[time-nuts] Synchronisizing a 100MHz TCXO with Tbold, pse help

ed breya eb at telight.com
Mon Sep 19 20:58:12 UTC 2011


If the 100 MHz VCTCXO is fundamentally "better" than the 10 MHz VC?XO 
in the Tbolt, then I would go with Chuck's idea to just use it with a 
divide by 10 in front, as the main oscillator. You will still have a 
good 10 MHz  signal available from the divider - just buffer it up 
and maybe harmonic filter it if necessary.

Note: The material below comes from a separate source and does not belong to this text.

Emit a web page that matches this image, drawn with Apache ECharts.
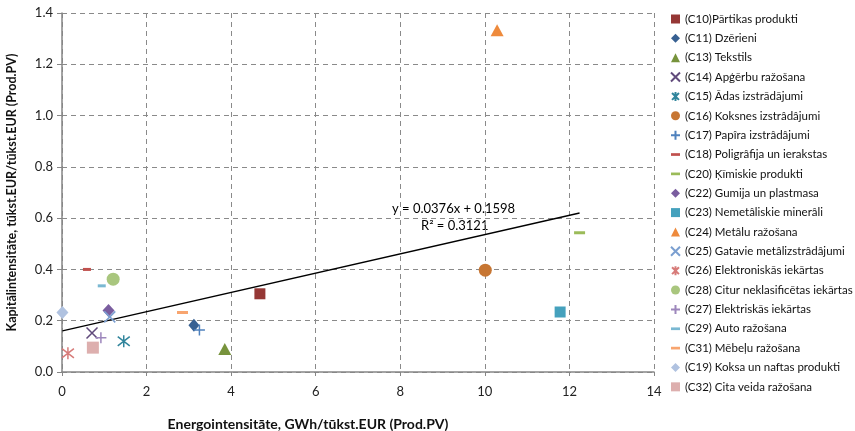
<!DOCTYPE html>
<html>
<head>
<meta charset="utf-8">
<script src="https://cdn.jsdelivr.net/npm/echarts@6/dist/echarts.min.js"></script>
<style>html,body{margin:0;padding:0;background:#fff}#c{width:855px;height:431px}</style>
</head>
<body>
<div id="c"></div>
<script>
// ---- data ----
const categories = [
  '(C10)Pārtikas produkti', '(C11) Dzērieni', '(C13) Tekstils', '(C14) Apģērbu ražošana',
  '(C15) Ādas izstrādājumi', '(C16) Koksnes izstrâdâjumi', '(C17) Papîra izstrâdâjumi',
  '(C18) Poligrâfija un ierakstas', '(C20) Ķīmiskie produkti', '(C22) Gumija un plastmasa',
  '(C23) Nemetâliskie minerâli', '(C24) Metâlu ražošana', '(C25) Gatavie metâlizstrâdâjumi',
  '(C26) Elektroniskās iekārtas', '(C28) Citur neklasificētas iekārtas', '(C27) Elektriskās iekārtas',
  '(C29) Auto ražošana', '(C31) Mēbeļu ražošana', '(C19) Koksa un naftas produkti', '(C32) Cita veida ražošana'
];
const xValues = [4.68, 3.12, 3.85, 0.71, 1.46, 10.01, 3.25, 0.59, 12.24, 1.10, 11.78, 10.29, 1.13, 0.14, 1.21, 0.92, 0.94, 2.85, 0.01, 0.73];
const yValues = [0.305, 0.182, 0.09, 0.152, 0.12, 0.397, 0.164, 0.40, 0.543, 0.24, 0.234, 1.333, 0.215, 0.073, 0.362, 0.134, 0.336, 0.232, 0.232, 0.095];
const trendSlope = 0.0376;
const trendIntercept = 0.1598;
const trendR2 = 0.3121;
const xTicks = [0, 2, 4, 6, 8, 10, 12, 14];
const yTicks = [0.0, 0.2, 0.4, 0.6, 0.8, 1.0, 1.2, 1.4];

// ---- styles ----
const P_X = 'path://M0,0L10,10M10,0L0,10';
const P_AST = 'path://M0,0L10,10M10,0L0,10M5,-1.5L5,11.5';
const P_PLUS = 'path://M5,0L5,10M0,5L10,5';
const P_DASH = 'path://M0,0L10,0L10,3L0,3Z';
const styles = [
  {c:'#953735', s:'rect', z:11},
  {c:'#376092', s:'diamond', z:[11,13]},
  {c:'#77933C', s:'triangle', z:[13,12]},
  {c:'#604A7B', s:P_X, z:11, line:true},
  {c:'#31859C', s:P_AST, z:12, line:true},
  {c:'#C77633', s:'circle', z:13},
  {c:'#4F81BD', s:P_PLUS, z:11, line:true},
  {c:'#C0504D', s:'rect', z:[8,3], icon:P_DASH},
  {c:'#9BBB59', s:'rect', z:[11,3], icon:P_DASH},
  {c:'#7A5D9F', s:'diamond', z:[12,13]},
  {c:'#45A1BD', s:'rect', z:11},
  {c:'#EE8A3C', s:'triangle', z:[13,12]},
  {c:'#7B9FD0', s:P_X, z:11, line:true},
  {c:'#D77B79', s:P_AST, z:12, line:true},
  {c:'#A9C67E', s:'circle', z:13},
  {c:'#9D87BC', s:P_PLUS, z:11, line:true},
  {c:'#7AB8D2', s:'rect', z:[8,3], icon:P_DASH},
  {c:'#F8A56F', s:'rect', z:[11,3], icon:P_DASH},
  {c:'#B0C2E0', s:'diamond', z:[12,13]},
  {c:'#DDAFAE', s:'rect', z:12}
];

const FONT = 'Lato, "Open Sans", sans-serif';
const series = categories.map((name, i) => {
  const st = styles[i];
  return {
    name: name,
    type: 'scatter',
    symbol: st.s,
    symbolSize: st.z,
    data: [[xValues[i], yValues[i]]],
    itemStyle: st.line
      ? {color: st.c, borderColor: st.c, borderWidth: 1.5, opacity: 1}
      : {color: st.c, opacity: 1},
    z: 3
  };
});
const xMin = Math.min(...xValues), xMax = Math.max(...xValues);
series.push({
  name: 'trend', type: 'line', symbol: 'none', silent: true,
  data: [[xMin, trendIntercept + trendSlope * xMin], [xMax, trendIntercept + trendSlope * xMax]],
  lineStyle: {color: '#000', width: 1.3}, z: 2
});

const legendData = categories.map((name, i) => {
  const st = styles[i];
  const d = {name: name};
  if (st.icon) d.icon = st.icon;
  return d;
});

const chart = echarts.init(document.getElementById('c'), null, {renderer: 'canvas'});
chart.setOption({
  animation: false,
  backgroundColor: '#fff',
  grid: {left: 62, top: 13, width: 592, height: 359, containLabel: false, outerBoundsMode: 'none'},
  xAxis: {
    type: 'value', min: 0, max: 14, interval: 2,
    name: 'Energointensitāte, GWh/tūkst.EUR (Prod.PV)',
    nameLocation: 'middle', nameGap: 45,
    nameTextStyle: {fontFamily: FONT, fontWeight: 'bold', fontSize: 14, color: '#111', padding: [0, 100, 0, 0]},
    axisLine: {show: true, lineStyle: {color: '#868686', width: 1.5}},
    axisTick: {show: true, length: 4, lineStyle: {color: '#868686'}},
    axisLabel: {fontFamily: FONT, fontSize: 13, color: '#222', margin: 13,
      formatter: v => xTicks.includes(v) ? String(v) : ''},
    splitLine: {show: true, lineStyle: {color: '#8a8a8a', type: [5, 4], width: 1}}
  },
  yAxis: {
    type: 'value', min: 0, max: 1.4, interval: 0.2,
    name: 'Kapitālintensitāte, tūkst.EUR/tūkst.EUR (Prod.PV)',
    nameLocation: 'middle', nameGap: 44,
    nameTextStyle: {fontFamily: FONT, fontWeight: 'bold', fontSize: 12.5, color: '#111'},
    axisLine: {show: true, lineStyle: {color: '#868686', width: 1.5}},
    axisTick: {show: true, length: 5, lineStyle: {color: '#868686'}},
    axisLabel: {fontFamily: FONT, fontSize: 13, color: '#222', margin: 9,
      formatter: v => { const t = yTicks.find(y => Math.abs(y - v) < 1e-9); return t === undefined ? '' : t.toFixed(1); }},
    splitLine: {show: true, lineStyle: {color: '#8a8a8a', type: [5, 4], width: 1}}
  },
  legend: {
    orient: 'vertical', left: 670, top: 13, padding: 0,
    itemWidth: 9, itemHeight: 9, itemGap: 7.36,
    data: legendData,
    textStyle: {fontFamily: FONT, fontSize: 11.5, color: '#111', lineHeight: 10},
    selectedMode: false
  },
  graphic: [
    {type: 'text', left: 392, top: 202, style: {text: 'y = ' + trendSlope + 'x + ' + trendIntercept, font: '13px ' + FONT, fill: '#000'}},
    {type: 'text', left: 421, top: 219, style: {text: 'R² = ' + trendR2, font: '13px ' + FONT, fill: '#000'}}
  ],
  series: series
});
</script>
</body>
</html>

If the Tbolt uses an ovenized oscillator, I think you'd be better off 
keeping it as the main one. In this case, I'd recommend using a 10H 
ECL decade divider to get the 100 MHz down to 10, and compare it to 
the Tbolt 10 MHz with a 74HC4046A PLL IC (or higher performance type 
if necessary), driving the 100 MHz VCTCXO through a very long time 
constant loop filter. The reference sidebands will be pretty far +/- 
n*10 MHz out from your 100 MHz, and can be made very small since the 
filter is a brick wall, comparatively. You would have to optimize the 
close-in noise performance/loops depending on the relative quality of 
the two oscillators at various offsets.

Another option may be to use a 10H ECL D flip flop as a direct 
subsampler/phase detector, followed by a differential opamp loop 
filter, so a separate PLL IC would not be needed, but the loop filter 
would probably have to be faster to keep up with power supply noise 
and thermal effects in the D-FF.

Yet another way similar to that above, would be to use a classic 
harmonic mixer topology - with the 100 MHz reacting with the 10th 
harmonic of a good strong 10 MHz drive to a balanced RF mixer, giving 
a DC IF that represents phase, low pass filtered and amplified to 
control the oscillator.

Regardless of how the 100 MHz is "synchronized" to something else, 
you will have a PLL (or FLL) in some form - even manually 
recalibrating to a standard is a closed loop error correction system 
- it's just a question of the timeframes involved.